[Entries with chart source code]
··········

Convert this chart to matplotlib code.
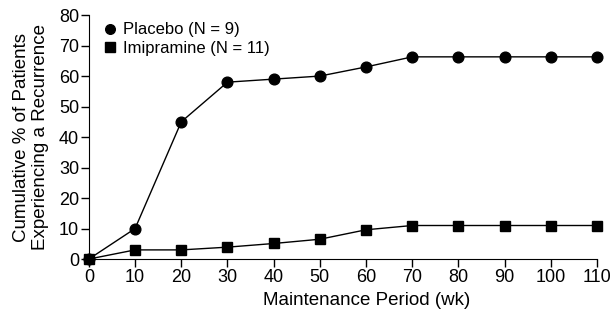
import numpy as np
import matplotlib.pyplot as plt

plt.rcParams['font.family'] = ['Liberation Sans', 'DejaVu Sans']

weeks = [0, 10, 20, 30, 40, 50, 60, 70, 80, 90, 100, 110]
placebo = [0, 10, 45, 58, 59, 60, 63, 66.3, 66.3, 66.3, 66.3, 66.3]
imipramine = [0, 3, 3, 3.9, 5.1, 6.5, 9.6, 11, 11, 11, 11, 11]

fig = plt.figure(figsize=(6.13, 3.14), dpi=100)
ax = fig.add_axes([0.145, 0.175, 0.829, 0.777])

ax.plot(weeks, placebo, color='black', lw=1, marker='o', ms=7.7,
        label='Placebo (N = 9)', clip_on=False, zorder=3)
ax.plot(weeks, imipramine, color='black', lw=1, marker='s', ms=7.7,
        label='Imipramine (N = 11)', clip_on=False, zorder=3)

ax.set_xlim(0, 110)
ax.set_ylim(0, 80)
ax.set_xticks(np.arange(0, 111, 10))
ax.set_yticks(np.arange(0, 81, 10))
ax.spines['top'].set_visible(False)
ax.spines['right'].set_visible(False)
ax.tick_params(direction='out', length=5.5, width=1, labelsize=13, pad=1.5)

ax.set_xlabel('Maintenance Period (wk)', fontsize=13.5, labelpad=0)
ax.xaxis.set_label_coords(0.547, -0.135)
ax.set_ylabel('Cumulative % of Patients\nExperiencing a Recurrence', fontsize=13.5,
              labelpad=7, linespacing=1.2)

leg = ax.legend(loc='upper left', frameon=False, fontsize=12, handlelength=0.7,
                handletextpad=0.45, borderaxespad=0, borderpad=0, labelspacing=0.2,
                markerscale=0.9, bbox_to_anchor=(0.03, 0.97))
for h in leg.legend_handles:
    h.set_linestyle('none')

fig.savefig('out.png', dpi=100)
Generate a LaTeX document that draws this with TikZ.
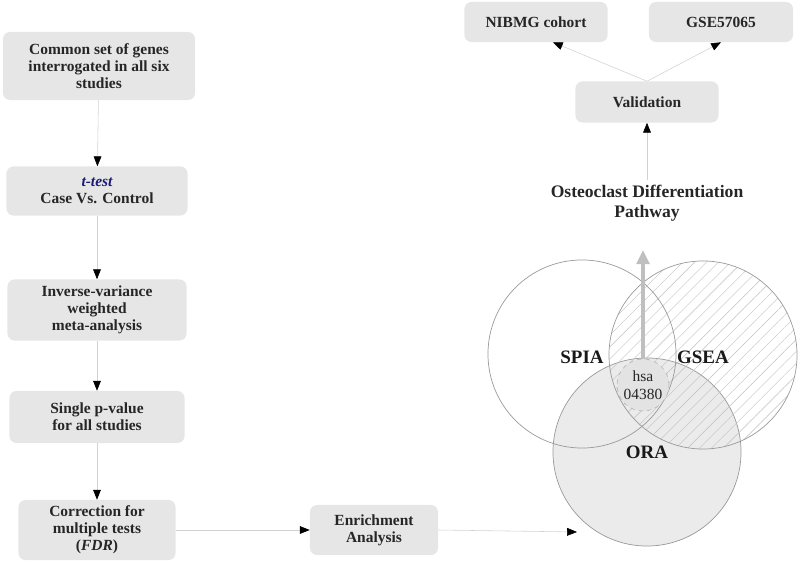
\documentclass[tikz,border=0pt]{standalone}
\usepackage{fontspec}
\setmainfont{Liberation Serif}
\usetikzlibrary{arrows.meta,patterns.meta}
\definecolor{boxgray}{HTML}{E6E6E6}
\definecolor{linegray}{HTML}{D2D2D2}
\definecolor{ringgray}{HTML}{9A9A9A}
\definecolor{oragray}{HTML}{EBEBEB}
\definecolor{testblue}{HTML}{1C1C78}
\tikzset{>={Triangle[length=7pt,width=5.5pt,black]}}
\tikzset{
  stepbox/.style={fill=boxgray, rounded corners=5pt, align=center, font=\fontsize{11}{12.2}\selectfont\bfseries, inner sep=0pt, text=black!85},
  flow/.style={draw=linegray, ->},
  setring/.style={circle, draw=ringgray, minimum size=4.7cm, inner sep=0pt, line width=0.5pt},
  setname/.style={font=\fontsize{13.5}{15}\selectfont\bfseries, text=black!90}
}

\begin{document}
\begin{tikzpicture}[x=0.025cm, y=-0.025cm]
\useasboundingbox (0,0) rectangle (800,563);

\node[stepbox, minimum width=4.8cm, minimum height=1.7cm] (common) at (99,66) {Common set of genes\\interrogated in all six\\studies};
\node[stepbox, minimum width=4.525cm, minimum height=1.225cm] (ttest) at (97,191) {{\color{testblue}\itshape t-test}\\Case Vs. Control};
\node[stepbox, minimum width=4.475cm, minimum height=1.525cm] (inverse) at (97,310) {Inverse-variance\\weighted\\meta-analysis};
\node[stepbox, minimum width=4.375cm, minimum height=1.3cm] (single) at (97,417) {Single p-value\\for all studies};
\node[stepbox, minimum width=3.925cm, minimum height=1.5cm] (correction) at (97,530) {Correction for\\multiple tests\\(\textit{FDR})};
\node[stepbox, minimum width=3.2cm, minimum height=1.25cm] (enrich) at (374,530) {Enrichment\\Analysis};
\node[stepbox, minimum width=3.575cm, minimum height=1.025cm] (valid) at (647,102) {Validation};
\node[stepbox, minimum width=3.575cm, minimum height=1cm] (nibmg) at (536,22) {NIBMG cohort};
\node[stepbox, minimum width=3.6cm, minimum height=1cm] (gse) at (721,22) {GSE57065};
\node[font=\fontsize{12.5}{14.5}\selectfont\bfseries, align=center, text=black!85] (osteo) at (647,203) {Osteoclast Differentiation\\Pathway};

% Venn diagram of the three enrichment methods
\node[setring, fill=oragray] (ora) at (647,452) {};
\node[setring, pattern={Lines[angle=45,distance=6pt,line width=0.3pt]}, pattern color=black!25] (gsea) at (703,355) {};
\node[setring] (spia) at (582,354) {};
\node[circle, draw=black!30, dashed, fill=black!11, minimum size=1.3cm, inner sep=0pt] (hsa) at (643,385) {};
\node[align=center, font=\fontsize{11}{12.5}\selectfont, text=black!85] (hsalabel) at (643,385) {hsa\\04380};
\node[setname] (spialabel) at (582,357) {SPIA};
\node[setname] (gsealabel) at (703,357) {GSEA};
\node[setname] (oralabel) at (647,452) {ORA};
\coordinate (orahit) at (577,532);
\coordinate (pathtip) at (643,250);

\draw[flow] (common) to (ttest);
\draw[flow] (ttest) to (inverse);
\draw[flow] (inverse) to (single);
\draw[flow] (single) to (correction);
\draw[flow] (correction) to (enrich);
\draw[flow] (enrich.east) to (orahit);
\draw[draw=black!25, line width=3pt, -{Triangle[length=10pt,width=9pt,black!25]}] (hsa.north) to (pathtip);
\draw[flow] (osteo.north) to (valid.south);
\draw[flow] (valid.north) to ([xshift=12]nibmg.south);
\draw[flow] (valid.north) to (gse.south);
\end{tikzpicture}
\end{document}
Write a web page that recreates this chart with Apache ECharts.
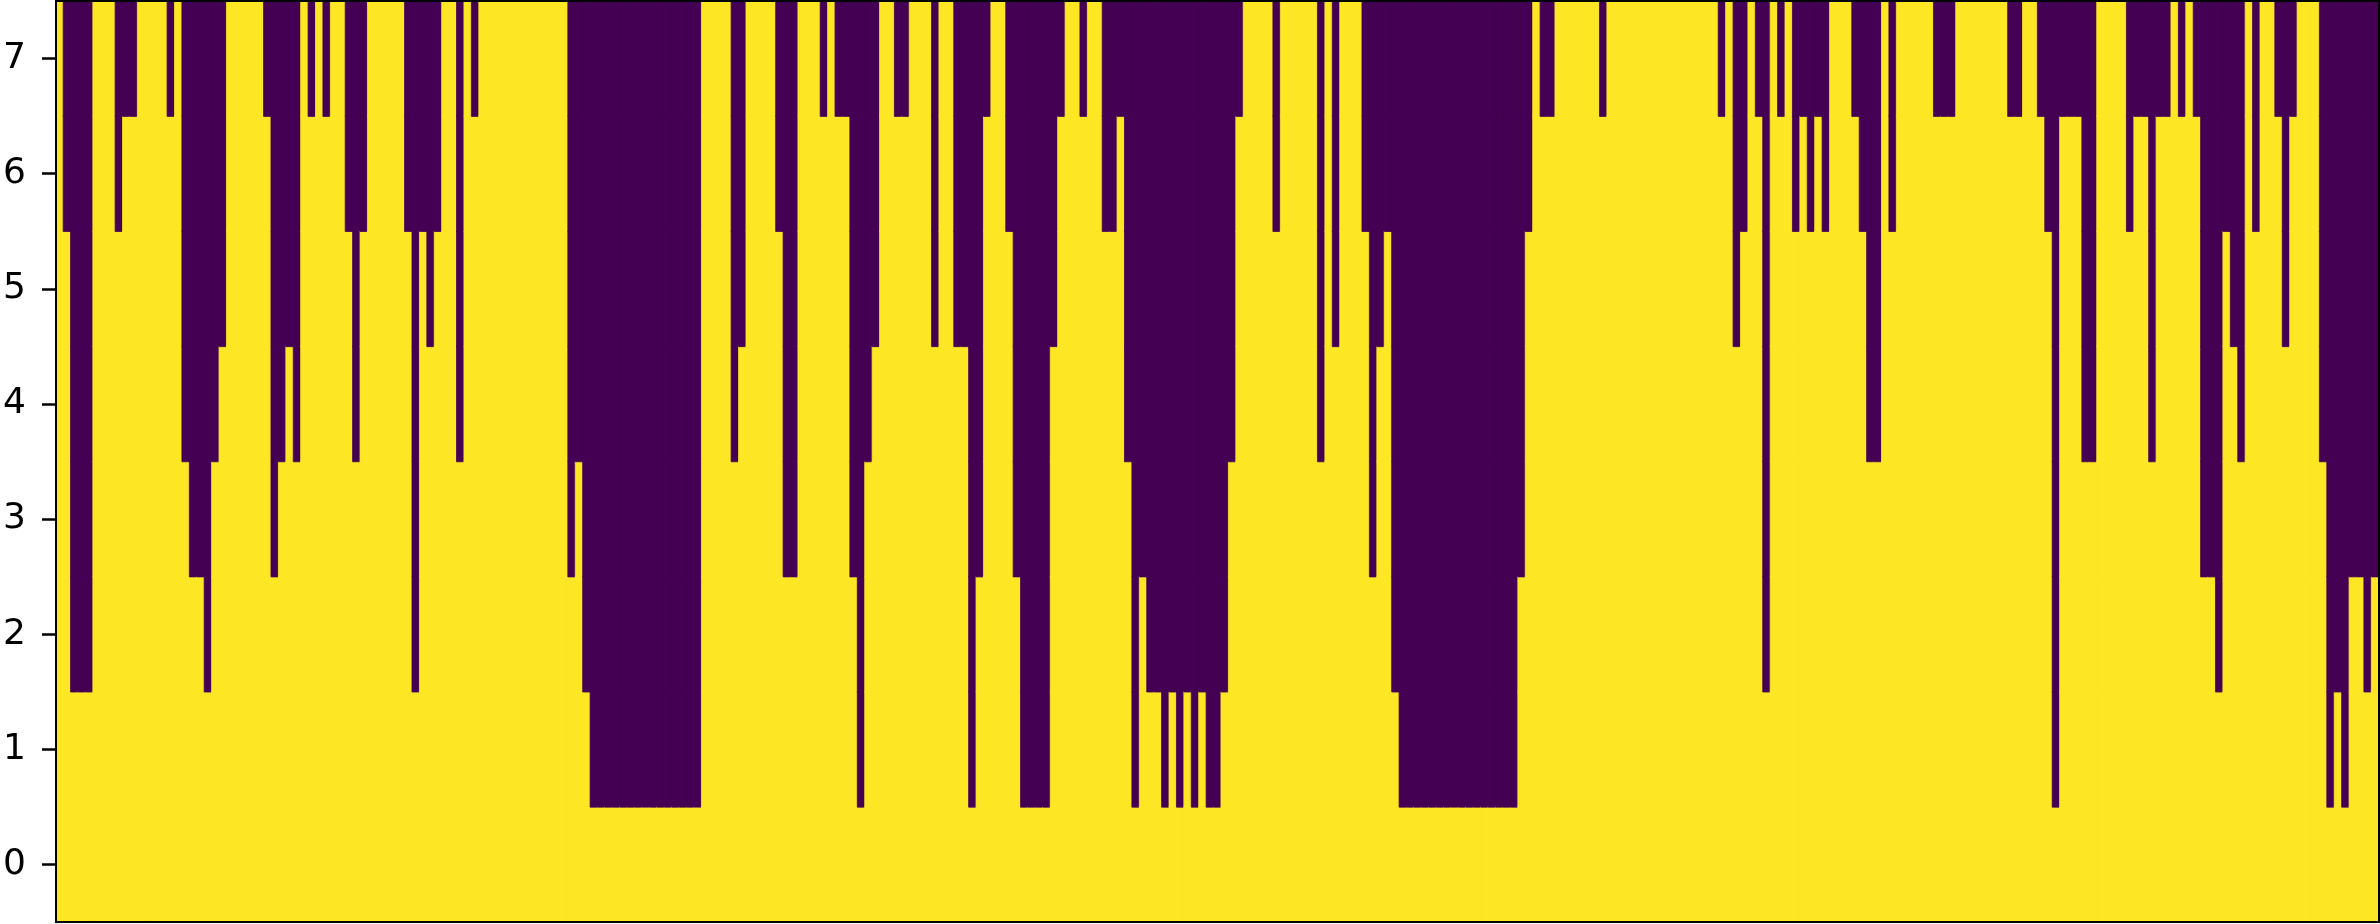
<!DOCTYPE html>
<html>
<head>
<meta charset="utf-8">
<script src="https://cdn.jsdelivr.net/npm/echarts@6/dist/echarts.min.js"></script>
<style>
html,body{margin:0;padding:0;background:#fff;}
#c{width:2380px;height:924px;}
</style>
</head>
<body>
<div id="c"></div>
<script>
// Row labels (y axis ticks)
const rowLabels = ['0','1','2','3','4','5','6','7'];

// For each column: number of yellow cells counted from row 0 upward
// (cells at or above this row index are purple). 8 = fully yellow.
const yellowHeights = [
  8,6,2,2,2,8,8,8,6,7,
  7,8,8,8,8,7,8,4,3,3,
  2,4,5,8,8,8,8,8,7,3,
  4,5,4,8,7,8,7,8,8,6,
  4,6,8,8,8,8,8,6,2,6,
  5,6,8,8,4,8,7,8,8,8,
  8,8,8,8,8,8,8,8,8,3,
  4,2,1,1,1,1,1,1,1,1,
  1,1,1,1,1,1,1,8,8,8,
  8,4,5,8,8,8,8,6,3,3,
  8,8,8,7,8,7,7,3,1,4,
  5,8,8,7,7,8,8,8,5,8,
  8,5,5,1,3,7,8,8,6,3,
  1,1,1,1,5,7,8,8,7,8,
  8,6,6,7,4,1,3,2,2,1,
  2,1,2,1,2,1,1,2,4,7,
  8,8,8,8,6,8,8,8,8,8,
  4,8,5,8,8,8,6,3,5,6,
  2,1,1,1,1,1,1,1,1,1,
  1,1,1,1,1,1,1,3,6,8,
  7,7,8,8,8,8,8,8,7,8,
  8,8,8,8,8,8,8,8,8,8,
  8,8,8,8,7,8,5,6,8,7,
  2,8,7,8,6,7,6,7,6,8,
  8,8,7,6,4,4,8,6,8,8,
  8,8,8,7,7,7,8,8,8,8,
  8,8,8,7,7,8,8,7,6,1,
  7,7,7,4,4,8,8,8,8,6,
  7,7,4,7,7,8,7,8,7,3,
  3,2,6,5,4,8,6,8,8,7,
  5,7,8,8,8,4,1,2,1,3,
  3,2,3
];

const PURPLE = '#440154';
const YELLOW = '#fde725';

const colCategories = yellowHeights.map((_, i) => String(i));
const cells = [];
yellowHeights.forEach((h, i) => {
  for (let r = 0; r < rowLabels.length; r++) {
    const v = r < h ? 1 : 0;
    const c = v ? YELLOW : PURPLE;
    cells.push({ value: [i, r, v], itemStyle: { color: c, borderColor: c, borderWidth: 0.8 } });
  }
});

const lineStyle = { color: '#000', width: 2 };
const chart = echarts.init(document.getElementById('c'), null, { renderer: 'canvas' });
chart.setOption({
  animation: false,
  backgroundColor: '#fff',
  grid: { left: 56, right: 1, top: 1, bottom: 2, containLabel: false },
  xAxis: [
    { type: 'category', data: colCategories, z: 10,
      axisLine: { show: true, onZero: false, lineStyle },
      axisTick: { show: false }, axisLabel: { show: false }, splitLine: { show: false } },
    { type: 'category', data: colCategories, position: 'top', z: 10,
      axisLine: { show: true, onZero: false, lineStyle },
      axisTick: { show: false }, axisLabel: { show: false }, splitLine: { show: false } }
  ],
  yAxis: [
    { type: 'category', data: rowLabels, z: 10,
      axisLine: { show: true, onZero: false, lineStyle },
      axisTick: { show: true, alignWithLabel: true, length: 14, lineStyle: { color: '#000', width: 2.5 } },
      axisLabel: { show: true, fontSize: 36, fontFamily: 'DejaVu Sans', color: '#000', margin: 30 },
      splitLine: { show: false } },
    { type: 'category', data: rowLabels, position: 'right', z: 10,
      axisLine: { show: true, onZero: false, lineStyle },
      axisTick: { show: false }, axisLabel: { show: false }, splitLine: { show: false } }
  ],
  series: [{
    type: 'heatmap',
    xAxisIndex: 0, yAxisIndex: 0,
    data: cells,
    progressive: 0,
    emphasis: { disabled: true }
  }]
});
</script>
</body>
</html>
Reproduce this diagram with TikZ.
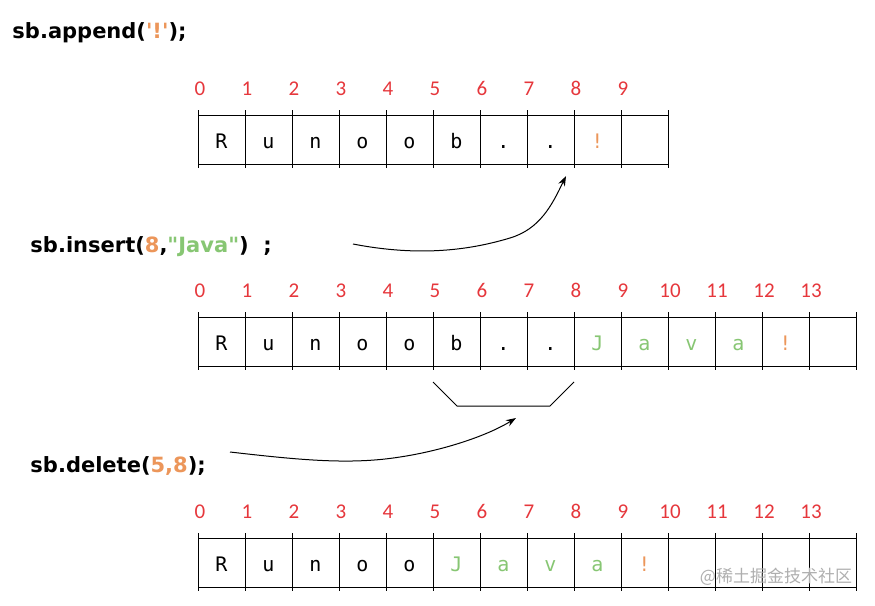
\documentclass[tikz,border=0pt]{standalone}
\usepackage{fontspec}
\usepackage{tikz}
\usetikzlibrary{arrows.meta}
\newfontfamily\codefont{DejaVu Sans}
\newfontfamily\cellfont{DejaVu Sans Mono}
\newfontfamily\idxfont{Carlito}
\newfontfamily\cjkfont{Noto Sans CJK SC}
\definecolor{idxred}{RGB}{230,55,60}
\definecolor{orng}{RGB}{236,150,90}
\definecolor{jgreen}{RGB}{135,198,115}
\definecolor{wmgray}{RGB}{175,175,175}
% one row of cells: #1 top y, #2 number of cells
\newcommand{\cellrow}[2]{%
  \draw (198,#1) -- (198+47*#2,#1);
  \draw (198,#1+49) -- (198+47*#2,#1+49);
  \foreach \k in {0,...,#2} \draw (198+47*\k,#1-5) -- (198+47*\k,#1+53);
}

\begin{document}
\begin{tikzpicture}[x=1pt,y=-1pt,line width=1pt,>={Stealth[length=10pt,width=7pt]},
  idx/.style={text=idxred,font=\idxfont\fontsize{21}{21}\selectfont,inner sep=0pt,anchor=base},
  chr/.style={font=\cellfont\fontsize{20}{20}\selectfont,inner sep=0pt,anchor=base},
  code/.style={font=\codefont\bfseries\fontsize{21}{21}\selectfont,anchor=base west,inner sep=0pt},
  wm/.style={text=wmgray,font=\cjkfont\fontsize{17}{17}\selectfont,inner sep=0pt}]
  \fill[white] (0,0) rectangle (875,605);
  \useasboundingbox (0,0) rectangle (875,605);

  % append
  \node[code] (app) at (12,38) {sb.append(\textcolor{orng}{'!'});};
  \cellrow{115}{10}
  \foreach \i in {0,...,9} \node[idx] (ia-\i) at (200+47*\i,95) {\i};
  \foreach \c [count=\i from 0] in {R,u,n,o,o,b,.,.}
    \node[chr] (ca-\i) at (221.5+47*\i,148) {\c};
  \node[chr,text=orng] (ca-8) at (221.5+47*8,148) {!};
  \coordinate (appTip) at (566,176);

  % insert
  \node[code] (ins) at (30,252) {sb.insert(\textcolor{orng}{8},\textcolor{jgreen}{"Java"})\ \ ;};
  \coordinate (insTail) at (353,244);
  \draw[->] (insTail) .. controls (420,257) and (470,250) .. (510,238)
    .. controls (540,229) and (552,205) .. (appTip);
  \cellrow{317}{14}
  \foreach \i in {0,...,13} \node[idx] (ib-\i) at (200+47*\i,297) {\i};
  \foreach \c [count=\i from 0] in {R,u,n,o,o,b,.,.}
    \node[chr] (cb-\i) at (221.5+47*\i,350) {\c};
  \foreach \c [count=\i from 8] in {J,a,v,a}
    \node[chr,text=jgreen] (cb-\i) at (221.5+47*\i,350) {\c};
  \node[chr,text=orng] (cb-12) at (221.5+47*12,350) {!};

  % bracket under 5..8
  \coordinate (brA) at (433,382);
  \coordinate (brB) at (457,406);
  \coordinate (brC) at (550,406);
  \coordinate (brD) at (574,382);
  \draw (brA) -- (brB) -- (brC) -- (brD);

  % delete
  \node[code] (del) at (30,472) {sb.delete(\textcolor{orng}{5,8});};
  \coordinate (delTail) at (230,452);
  \coordinate (delTip) at (516,418);
  \draw[->] (delTail) .. controls (300,460) and (350,465) .. (400,457)
    .. controls (440,451) and (485,437) .. (delTip);
  \cellrow{538}{14}
  \foreach \i in {0,...,13} \node[idx] (ic-\i) at (200+47*\i,518) {\i};
  \foreach \c [count=\i from 0] in {R,u,n,o,o}
    \node[chr] (cc-\i) at (221.5+47*\i,571) {\c};
  \foreach \c [count=\i from 5] in {J,a,v,a}
    \node[chr,text=jgreen] (cc-\i) at (221.5+47*\i,571) {\c};
  \node[chr,text=orng] (cc-9) at (221.5+47*9,571) {!};

  \node[wm] (mark) at (776,577) {@稀土掘金技术社区};
\end{tikzpicture}
\end{document}
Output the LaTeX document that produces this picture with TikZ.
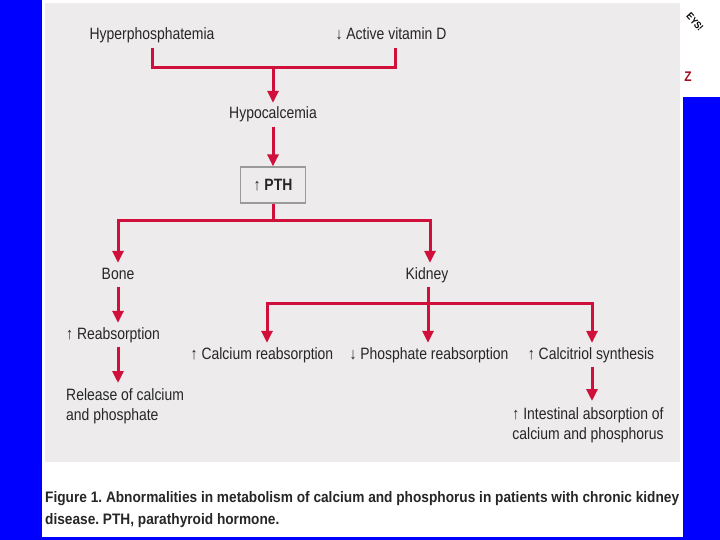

··········

▶ _Goal_
Write out nothing but the lines from the start of the data through the line with "11, 11, 11]". Leave out the pictures.

▶ _Result of this exercise_
Convert this chart to matplotlib code.
import numpy as np
import matplotlib.pyplot as plt

plt.rcParams['font.family'] = ['Liberation Sans', 'DejaVu Sans']

weeks = [0, 10, 20, 30, 40, 50, 60, 70, 80, 90, 100, 110]
placebo = [0, 10, 45, 58, 59, 60, 63, 66.3, 66.3, 66.3, 66.3, 66.3]
imipramine = [0, 3, 3, 3.9, 5.1, 6.5, 9.6, 11, 11, 11, 11, 11]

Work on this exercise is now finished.